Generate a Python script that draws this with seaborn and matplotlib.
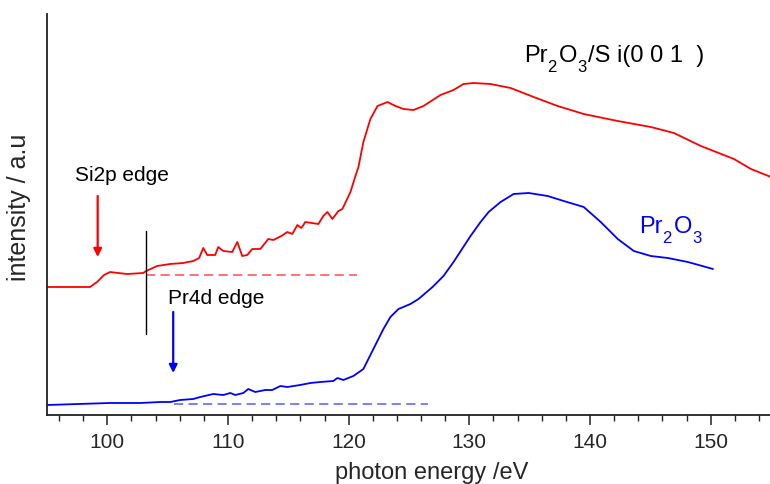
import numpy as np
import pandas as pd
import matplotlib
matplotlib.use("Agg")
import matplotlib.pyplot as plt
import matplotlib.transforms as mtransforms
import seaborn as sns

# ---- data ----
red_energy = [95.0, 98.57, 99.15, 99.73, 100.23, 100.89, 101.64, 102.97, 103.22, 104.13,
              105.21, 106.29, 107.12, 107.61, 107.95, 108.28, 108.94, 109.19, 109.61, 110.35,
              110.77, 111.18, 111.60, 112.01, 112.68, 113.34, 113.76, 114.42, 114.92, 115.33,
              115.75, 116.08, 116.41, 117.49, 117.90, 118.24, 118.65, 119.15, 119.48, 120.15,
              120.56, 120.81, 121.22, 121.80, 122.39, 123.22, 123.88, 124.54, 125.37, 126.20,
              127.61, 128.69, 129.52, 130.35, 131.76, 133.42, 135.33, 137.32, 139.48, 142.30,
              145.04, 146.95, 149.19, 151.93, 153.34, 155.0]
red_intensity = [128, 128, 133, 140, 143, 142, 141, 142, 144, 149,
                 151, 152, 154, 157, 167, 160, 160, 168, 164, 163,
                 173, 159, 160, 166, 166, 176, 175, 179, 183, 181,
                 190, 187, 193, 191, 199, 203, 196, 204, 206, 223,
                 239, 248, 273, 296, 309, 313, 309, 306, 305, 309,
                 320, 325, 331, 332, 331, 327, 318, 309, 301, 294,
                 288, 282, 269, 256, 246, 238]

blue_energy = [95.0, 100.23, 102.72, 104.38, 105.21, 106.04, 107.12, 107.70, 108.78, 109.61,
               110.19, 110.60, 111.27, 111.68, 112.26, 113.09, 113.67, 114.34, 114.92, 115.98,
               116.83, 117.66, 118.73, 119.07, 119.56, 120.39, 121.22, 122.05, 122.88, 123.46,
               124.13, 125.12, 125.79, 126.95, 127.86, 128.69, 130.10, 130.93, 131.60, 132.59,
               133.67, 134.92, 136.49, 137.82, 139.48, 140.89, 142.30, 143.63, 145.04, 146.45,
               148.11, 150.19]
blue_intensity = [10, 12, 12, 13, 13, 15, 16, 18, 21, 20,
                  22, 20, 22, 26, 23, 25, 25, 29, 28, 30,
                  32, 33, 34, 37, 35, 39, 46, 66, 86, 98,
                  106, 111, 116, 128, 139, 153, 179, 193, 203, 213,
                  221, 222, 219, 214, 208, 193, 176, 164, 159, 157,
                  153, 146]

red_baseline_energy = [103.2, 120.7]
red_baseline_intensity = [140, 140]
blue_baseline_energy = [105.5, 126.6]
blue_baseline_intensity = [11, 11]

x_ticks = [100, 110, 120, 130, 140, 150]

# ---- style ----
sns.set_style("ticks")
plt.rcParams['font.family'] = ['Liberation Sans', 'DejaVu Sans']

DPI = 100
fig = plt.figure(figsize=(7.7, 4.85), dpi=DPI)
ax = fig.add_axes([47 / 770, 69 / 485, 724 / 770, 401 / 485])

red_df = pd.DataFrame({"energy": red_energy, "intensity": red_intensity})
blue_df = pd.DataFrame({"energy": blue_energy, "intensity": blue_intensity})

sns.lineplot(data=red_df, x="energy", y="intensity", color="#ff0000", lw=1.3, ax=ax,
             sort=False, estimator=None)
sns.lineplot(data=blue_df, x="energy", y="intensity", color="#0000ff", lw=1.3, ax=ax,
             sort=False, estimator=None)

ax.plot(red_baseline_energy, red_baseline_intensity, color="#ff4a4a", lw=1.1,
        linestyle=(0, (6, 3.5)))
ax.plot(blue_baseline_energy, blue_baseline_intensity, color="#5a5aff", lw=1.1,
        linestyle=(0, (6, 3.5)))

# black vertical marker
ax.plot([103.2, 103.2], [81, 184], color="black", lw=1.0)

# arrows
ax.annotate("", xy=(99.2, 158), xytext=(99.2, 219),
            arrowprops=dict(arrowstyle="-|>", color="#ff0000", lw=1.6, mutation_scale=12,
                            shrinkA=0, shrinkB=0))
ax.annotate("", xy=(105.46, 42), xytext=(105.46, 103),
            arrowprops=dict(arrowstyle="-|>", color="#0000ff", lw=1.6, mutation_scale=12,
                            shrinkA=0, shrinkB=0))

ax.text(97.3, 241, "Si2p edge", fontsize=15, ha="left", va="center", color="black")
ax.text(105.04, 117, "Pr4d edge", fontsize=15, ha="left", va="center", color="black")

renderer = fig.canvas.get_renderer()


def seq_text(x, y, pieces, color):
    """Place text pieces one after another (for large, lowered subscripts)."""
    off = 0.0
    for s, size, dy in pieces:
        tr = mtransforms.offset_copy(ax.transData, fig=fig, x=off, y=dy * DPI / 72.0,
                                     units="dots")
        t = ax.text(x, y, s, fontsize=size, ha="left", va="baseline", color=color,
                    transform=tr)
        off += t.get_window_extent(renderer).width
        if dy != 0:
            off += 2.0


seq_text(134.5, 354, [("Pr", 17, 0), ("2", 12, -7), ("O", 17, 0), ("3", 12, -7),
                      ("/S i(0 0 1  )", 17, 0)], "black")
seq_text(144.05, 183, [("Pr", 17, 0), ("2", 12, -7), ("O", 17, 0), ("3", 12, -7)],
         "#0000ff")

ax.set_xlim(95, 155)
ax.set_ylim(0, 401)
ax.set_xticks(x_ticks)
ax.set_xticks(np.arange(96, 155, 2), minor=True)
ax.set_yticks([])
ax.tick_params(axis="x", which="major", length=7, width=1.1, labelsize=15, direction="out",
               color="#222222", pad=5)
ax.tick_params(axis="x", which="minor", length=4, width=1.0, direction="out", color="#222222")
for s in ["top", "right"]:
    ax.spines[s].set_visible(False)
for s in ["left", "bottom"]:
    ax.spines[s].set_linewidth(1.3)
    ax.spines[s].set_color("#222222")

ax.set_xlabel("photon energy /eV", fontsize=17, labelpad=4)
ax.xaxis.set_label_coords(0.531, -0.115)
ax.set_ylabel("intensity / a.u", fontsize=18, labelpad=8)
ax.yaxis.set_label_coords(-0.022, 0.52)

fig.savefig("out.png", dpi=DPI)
────────────────────
## Instructions to follow
Give again, exactly, the lines from the start of the data through the one holding "288, 282, 269, 256, 246, 238]"; omit the pictures.

## Answer
Generate a Python script that draws this with seaborn and matplotlib.
import numpy as np
import pandas as pd
import matplotlib
matplotlib.use("Agg")
import matplotlib.pyplot as plt
import matplotlib.transforms as mtransforms
import seaborn as sns

# ---- data ----
red_energy = [95.0, 98.57, 99.15, 99.73, 100.23, 100.89, 101.64, 102.97, 103.22, 104.13,
              105.21, 106.29, 107.12, 107.61, 107.95, 108.28, 108.94, 109.19, 109.61, 110.35,
              110.77, 111.18, 111.60, 112.01, 112.68, 113.34, 113.76, 114.42, 114.92, 115.33,
              115.75, 116.08, 116.41, 117.49, 117.90, 118.24, 118.65, 119.15, 119.48, 120.15,
              120.56, 120.81, 121.22, 121.80, 122.39, 123.22, 123.88, 124.54, 125.37, 126.20,
              127.61, 128.69, 129.52, 130.35, 131.76, 133.42, 135.33, 137.32, 139.48, 142.30,
              145.04, 146.95, 149.19, 151.93, 153.34, 155.0]
red_intensity = [128, 128, 133, 140, 143, 142, 141, 142, 144, 149,
                 151, 152, 154, 157, 167, 160, 160, 168, 164, 163,
                 173, 159, 160, 166, 166, 176, 175, 179, 183, 181,
                 190, 187, 193, 191, 199, 203, 196, 204, 206, 223,
                 239, 248, 273, 296, 309, 313, 309, 306, 305, 309,
                 320, 325, 331, 332, 331, 327, 318, 309, 301, 294,
                 288, 282, 269, 256, 246, 238]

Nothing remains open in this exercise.